EB-5 money will also help finance the much larger Paramount Miami Worldcenter project, a planned 83-story, 513-unit condo tower in Miami’s downtown. Developers have slated up to $75 million to be raised from EB-5 investors, with much of that anticipated to come from Chinese investors, according to Ronald Fieldstone, an attorney with Arnstein & Lehr who is working on the project.
Chinese nationals currently make up the bulk of EB-5 participants, but many South American investors have heard of the program, although they might not know it by name.
“When we started in South America, we didn’t even use the term EB-5. We used to go to the market by saying, ‘Get your green card by investment,’ ” Venti said. But he said there’s been a gradual shift, and for many EB-5 investors, “it’s not just about the green card.” He said that more of them are out to get a good deal, and view the immigration element as an added bonus.

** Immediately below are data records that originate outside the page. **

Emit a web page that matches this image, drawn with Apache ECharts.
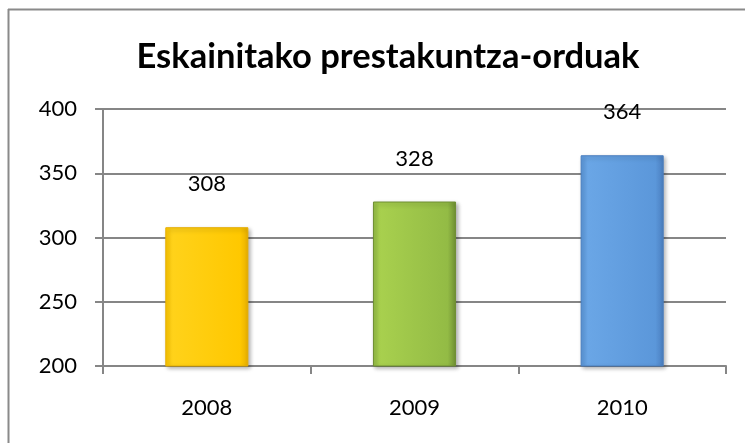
<!DOCTYPE html>
<html>
<head>
<meta charset="utf-8">
<script src="https://cdn.jsdelivr.net/npm/echarts@6/dist/echarts.min.js"></script>
<style>
  html, body { margin: 0; padding: 0; background: #fff; }
  #chart { width: 745px; height: 443px; }
</style>
</head>
<body>
<div id="chart"></div>
<script>
const years = ['2008', '2009', '2010']
const hours = [308, 328, 364]
const yTicks = [200, 250, 300, 350, 400]

// bar fills: edge, middle, dark edge
const barColors = [
  ['#FFD21A', '#FFC800', '#E6AE00'],
  ['#A8D04E', '#93BB45', '#6F8F33'],
  ['#6AA6E6', '#5B97DA', '#4A7EBF']
]

const chart = echarts.init(document.getElementById('chart'))

const font = 'Lato, "Open Sans", sans-serif'

const option = {
  animation: false,
  title: {
    text: 'Eskainitako prestakuntza-orduak',
    left: 383,
    top: 34,
    textAlign: 'center',
    textStyle: { fontFamily: font, fontSize: 34.5, fontWeight: 'bold', color: '#000' }
  },
  graphic: [
    { type: 'line', shape: { x1: 8, y1: 9.5, x2: 745, y2: 9.5 }, style: { stroke: '#8a8a8a', lineWidth: 2 } },
    { type: 'line', shape: { x1: 8.5, y1: 9, x2: 8.5, y2: 443 }, style: { stroke: '#8a8a8a', lineWidth: 2 } }
  ],
  grid: { left: 103, right: 19, top: 109, bottom: 77 },
  xAxis: {
    type: 'category',
    data: years,
    axisLine: { lineStyle: { color: '#868686', width: 2 } },
    axisTick: { show: true, length: 8, lineStyle: { color: '#868686', width: 2 } },
    axisLabel: { fontFamily: font, fontSize: 22, color: '#000', margin: 31 }
  },
  yAxis: {
    type: 'value',
    min: yTicks[0],
    max: yTicks[yTicks.length - 1],
    interval: 50,
    axisLine: { show: true, lineStyle: { color: '#868686', width: 2 } },
    axisTick: { show: true, length: 8, lineStyle: { color: '#868686', width: 2 } },
    axisLabel: { fontFamily: font, fontSize: 22, color: '#000', margin: 26 },
    splitLine: { lineStyle: { color: '#868686', width: 2 } }
  },
  series: [{
    type: 'bar',
    barWidth: '40%',
    data: hours.map((v, i) => ({
      value: v,
      itemStyle: {
        color: new echarts.graphic.LinearGradient(0, 0, 1, 0, [
          { offset: 0, color: barColors[i][1] },
          { offset: 0.08, color: barColors[i][0] },
          { offset: 0.9, color: barColors[i][1] },
          { offset: 1, color: barColors[i][2] }
        ]),
        borderColor: barColors[i][2],
        borderWidth: 1,
        shadowColor: 'rgba(0,0,0,0.3)',
        shadowBlur: 4,
        shadowOffsetX: 2,
        shadowOffsetY: 2
      }
    })),
    label: {
      show: true,
      position: 'top',
      distance: 32,
      fontFamily: font,
      fontSize: 22,
      color: '#000'
    }
  }]
}

chart.setOption(option)
</script>
</body>
</html>
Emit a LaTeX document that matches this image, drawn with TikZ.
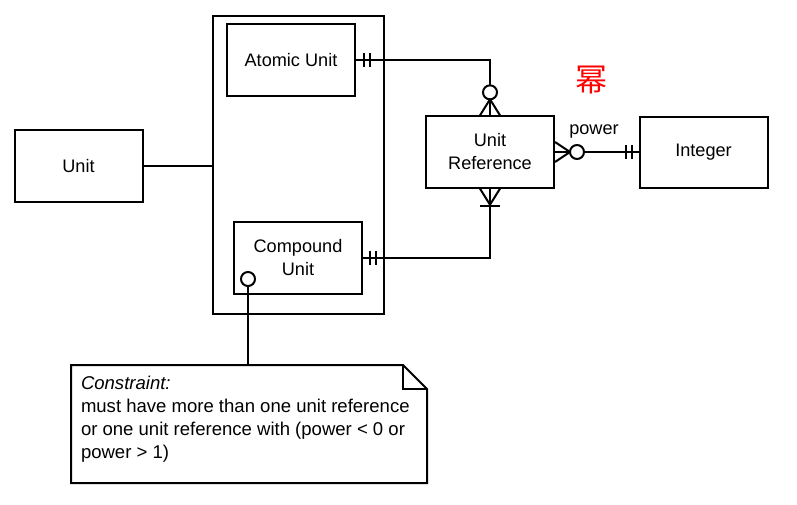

Other large development projects in South Florida are tapping the EB-5 market, although it will logically represent a relatively smaller portion of their financing.
At the Panorama Tower, only 6 percent of the $800 million estimated project cost is expected to be funded with EB-5 capital, which works out to about $48 million. The project’s developer, Tibor Hollo’s Florida East Coast Realty, secured a $340 million construction loan in the spring of 2015, and the project is on track to open in late 2017.
Once completed, the 83-story, mixed-use tower will become the tallest residential high-rise on the eastern seaboard south of New York.
Bernstein said that as time goes by, he expects more real estate ventures to seek out EB-5 investors.
“Now that the secret’s out,” he said. “I think you’re going to see a lot more.”